**Work required**
Could you repeat, exactly as they stand, the lines between the one with "Write a Python" and the one with "plt.rcParams['mathtext.fontset'] = 'stix'", inclusive, minus the pictures?

**Given data**
######

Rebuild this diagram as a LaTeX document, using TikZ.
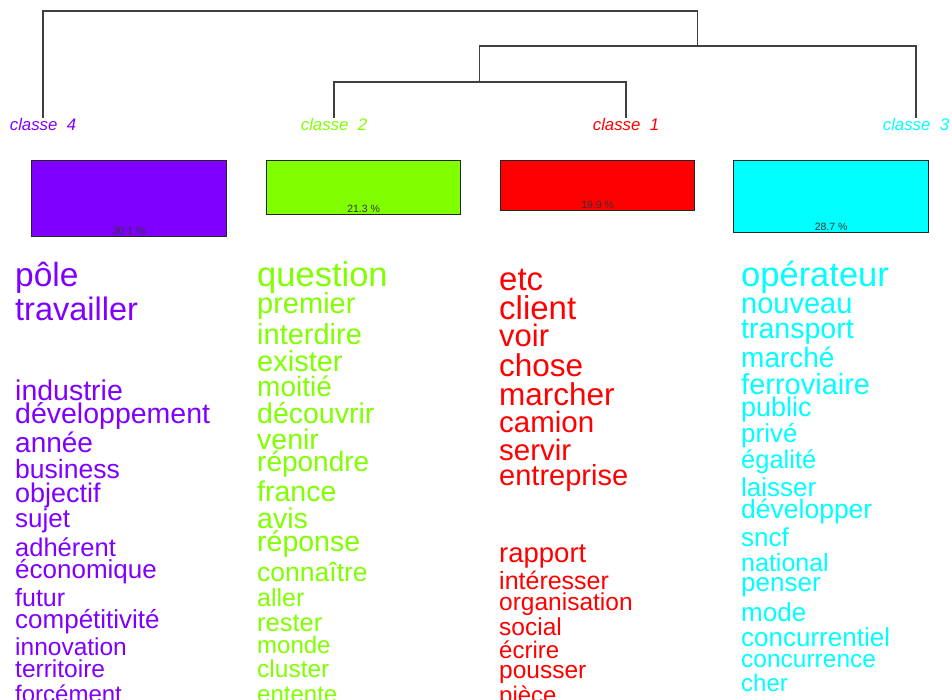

######

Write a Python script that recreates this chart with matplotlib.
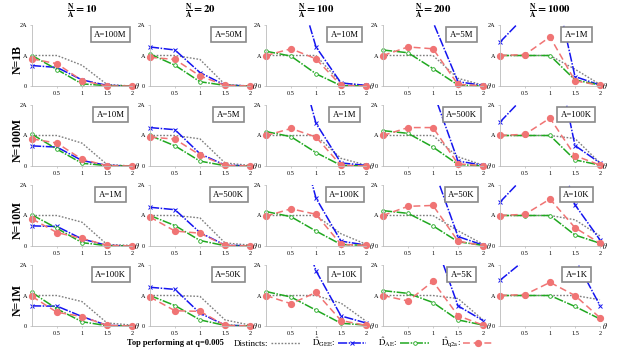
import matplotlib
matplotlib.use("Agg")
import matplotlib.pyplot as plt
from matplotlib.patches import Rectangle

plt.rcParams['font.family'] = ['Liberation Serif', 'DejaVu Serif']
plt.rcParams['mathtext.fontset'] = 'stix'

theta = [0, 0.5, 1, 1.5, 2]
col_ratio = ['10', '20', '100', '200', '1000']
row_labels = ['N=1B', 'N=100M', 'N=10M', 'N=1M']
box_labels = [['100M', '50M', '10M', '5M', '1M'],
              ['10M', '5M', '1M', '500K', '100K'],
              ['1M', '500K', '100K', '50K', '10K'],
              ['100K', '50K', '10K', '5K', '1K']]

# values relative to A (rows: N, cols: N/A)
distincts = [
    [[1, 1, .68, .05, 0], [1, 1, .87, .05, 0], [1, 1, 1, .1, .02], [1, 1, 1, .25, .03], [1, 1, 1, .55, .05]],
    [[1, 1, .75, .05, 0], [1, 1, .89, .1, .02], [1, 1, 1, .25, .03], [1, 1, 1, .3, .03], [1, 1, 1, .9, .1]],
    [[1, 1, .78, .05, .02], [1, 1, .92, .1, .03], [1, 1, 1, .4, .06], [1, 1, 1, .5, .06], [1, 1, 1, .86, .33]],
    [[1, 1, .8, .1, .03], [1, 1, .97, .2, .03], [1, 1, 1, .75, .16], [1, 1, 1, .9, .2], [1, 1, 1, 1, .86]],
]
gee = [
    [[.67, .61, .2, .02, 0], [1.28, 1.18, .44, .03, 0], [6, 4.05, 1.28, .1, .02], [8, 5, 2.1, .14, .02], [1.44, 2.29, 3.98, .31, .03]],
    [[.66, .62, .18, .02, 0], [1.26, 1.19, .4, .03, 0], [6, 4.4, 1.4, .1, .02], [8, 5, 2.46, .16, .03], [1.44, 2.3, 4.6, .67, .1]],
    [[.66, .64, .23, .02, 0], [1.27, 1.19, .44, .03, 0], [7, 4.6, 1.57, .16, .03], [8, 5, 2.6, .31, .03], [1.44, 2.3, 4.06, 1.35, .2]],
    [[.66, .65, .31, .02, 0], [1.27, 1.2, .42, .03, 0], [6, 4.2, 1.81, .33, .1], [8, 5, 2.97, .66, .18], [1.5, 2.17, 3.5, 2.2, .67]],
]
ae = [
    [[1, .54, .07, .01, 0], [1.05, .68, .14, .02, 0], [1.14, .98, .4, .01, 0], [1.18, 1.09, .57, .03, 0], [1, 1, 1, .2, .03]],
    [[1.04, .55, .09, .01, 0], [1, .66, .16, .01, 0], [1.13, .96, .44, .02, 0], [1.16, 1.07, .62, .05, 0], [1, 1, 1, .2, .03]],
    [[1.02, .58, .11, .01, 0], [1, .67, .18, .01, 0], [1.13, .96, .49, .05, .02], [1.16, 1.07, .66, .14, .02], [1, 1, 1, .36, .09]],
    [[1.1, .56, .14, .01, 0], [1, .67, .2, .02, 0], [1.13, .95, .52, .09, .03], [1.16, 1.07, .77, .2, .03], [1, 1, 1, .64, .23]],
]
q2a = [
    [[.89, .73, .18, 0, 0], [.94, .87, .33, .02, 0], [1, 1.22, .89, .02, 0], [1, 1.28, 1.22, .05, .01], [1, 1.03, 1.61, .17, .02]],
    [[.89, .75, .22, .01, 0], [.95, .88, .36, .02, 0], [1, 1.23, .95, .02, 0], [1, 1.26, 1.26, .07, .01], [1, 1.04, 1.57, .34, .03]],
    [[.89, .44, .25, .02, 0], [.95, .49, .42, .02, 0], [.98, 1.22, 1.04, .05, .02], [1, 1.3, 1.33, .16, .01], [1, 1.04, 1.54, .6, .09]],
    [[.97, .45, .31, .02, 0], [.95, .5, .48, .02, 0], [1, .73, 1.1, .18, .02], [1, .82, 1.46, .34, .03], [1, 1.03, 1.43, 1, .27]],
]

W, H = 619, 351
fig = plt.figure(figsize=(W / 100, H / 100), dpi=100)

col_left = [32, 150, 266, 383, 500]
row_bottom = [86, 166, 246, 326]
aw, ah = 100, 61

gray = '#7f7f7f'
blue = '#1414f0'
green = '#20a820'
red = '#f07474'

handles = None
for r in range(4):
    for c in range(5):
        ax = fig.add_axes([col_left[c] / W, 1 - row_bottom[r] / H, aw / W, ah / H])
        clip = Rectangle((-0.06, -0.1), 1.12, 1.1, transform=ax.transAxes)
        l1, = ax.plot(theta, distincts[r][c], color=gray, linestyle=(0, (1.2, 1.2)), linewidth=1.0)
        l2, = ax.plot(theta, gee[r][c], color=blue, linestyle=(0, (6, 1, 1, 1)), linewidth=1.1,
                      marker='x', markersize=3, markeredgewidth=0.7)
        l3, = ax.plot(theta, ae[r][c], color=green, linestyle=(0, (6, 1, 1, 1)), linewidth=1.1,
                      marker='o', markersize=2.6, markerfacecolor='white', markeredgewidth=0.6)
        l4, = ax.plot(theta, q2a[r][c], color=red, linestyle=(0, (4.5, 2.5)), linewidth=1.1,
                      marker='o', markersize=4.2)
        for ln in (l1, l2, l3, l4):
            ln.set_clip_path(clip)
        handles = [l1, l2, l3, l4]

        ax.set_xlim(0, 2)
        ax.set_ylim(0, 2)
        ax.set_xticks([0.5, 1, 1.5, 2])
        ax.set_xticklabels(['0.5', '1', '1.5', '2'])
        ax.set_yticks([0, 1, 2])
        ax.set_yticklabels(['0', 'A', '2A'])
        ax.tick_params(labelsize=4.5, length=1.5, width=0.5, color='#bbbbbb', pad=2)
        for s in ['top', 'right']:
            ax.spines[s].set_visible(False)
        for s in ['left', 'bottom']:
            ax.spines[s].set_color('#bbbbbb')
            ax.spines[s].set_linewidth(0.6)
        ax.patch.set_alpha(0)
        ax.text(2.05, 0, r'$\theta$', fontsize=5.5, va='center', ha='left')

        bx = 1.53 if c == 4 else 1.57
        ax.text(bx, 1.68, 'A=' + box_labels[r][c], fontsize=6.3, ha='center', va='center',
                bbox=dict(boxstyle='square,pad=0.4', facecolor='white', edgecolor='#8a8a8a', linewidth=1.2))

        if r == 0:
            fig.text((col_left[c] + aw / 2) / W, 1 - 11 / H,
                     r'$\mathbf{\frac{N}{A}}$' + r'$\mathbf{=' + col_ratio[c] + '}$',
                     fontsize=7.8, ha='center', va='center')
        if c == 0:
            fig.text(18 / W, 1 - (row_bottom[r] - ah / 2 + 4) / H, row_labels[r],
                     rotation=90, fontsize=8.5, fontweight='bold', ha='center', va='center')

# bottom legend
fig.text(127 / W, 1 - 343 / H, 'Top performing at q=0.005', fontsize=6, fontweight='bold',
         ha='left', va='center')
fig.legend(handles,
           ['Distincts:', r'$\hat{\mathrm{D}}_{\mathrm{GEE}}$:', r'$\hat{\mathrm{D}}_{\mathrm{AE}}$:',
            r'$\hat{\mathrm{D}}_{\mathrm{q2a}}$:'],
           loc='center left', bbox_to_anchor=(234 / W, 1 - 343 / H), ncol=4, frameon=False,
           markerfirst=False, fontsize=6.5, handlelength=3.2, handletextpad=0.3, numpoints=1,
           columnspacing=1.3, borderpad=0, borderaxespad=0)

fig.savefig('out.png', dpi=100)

######

**Task solution**
Write a Python script that recreates this chart with matplotlib.
import matplotlib
matplotlib.use("Agg")
import matplotlib.pyplot as plt
from matplotlib.patches import Rectangle

plt.rcParams['font.family'] = ['Liberation Serif', 'DejaVu Serif']
plt.rcParams['mathtext.fontset'] = 'stix'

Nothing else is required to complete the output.